In January of this year, the trial judge issued a ruling that voided the foreclosure and the parties have been slugging it out since then over what, if anything, Ms. Palma owes the lender in connection with the loan. A decision on that issue is expected to be rendered on December 3rd. Her lawyer laid out a best case/worst case scenario.
“The best case scenario for Mrs. Palma is if a judge rules that the lender has no further right to exercise the loan against the property. Hence, Mrs. Palma gets the property for free.”
Worst-case scenario for Palma is that she continues to pay her mortgage but at a lower monthly rate.
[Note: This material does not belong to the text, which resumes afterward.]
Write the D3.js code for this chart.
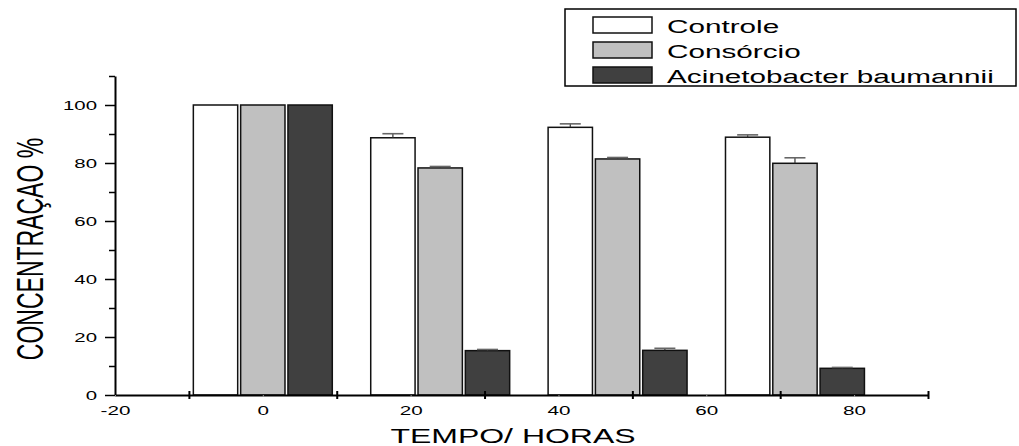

Maybe BofA could also throw in a pull-over with the logo “I Asked For A Loan Mod, But All I Got Was This Lousy T-Shirt And A Foreclosure.”
I haven’t read the court documents or the legal basis for the court’s ruling. However, the borrower’s attorney alleges that “WAMU deceived Mrs. Palma into thinking they were making loan modification efforts on her behalf while they were secretly planning a foreclosure sale on the property.” It was either that, or the right hand of BofA didn’t know what the left hand was doing, or there was a Cool-Hand-Luke-like “failure to communicate” as a result of the transfer of servicing from WAMU to BofA. Whatever the basis, this is another public relations black mark for BofA, which has a proud history of foreclosure faux pas that make great fodder for reporters worldwide.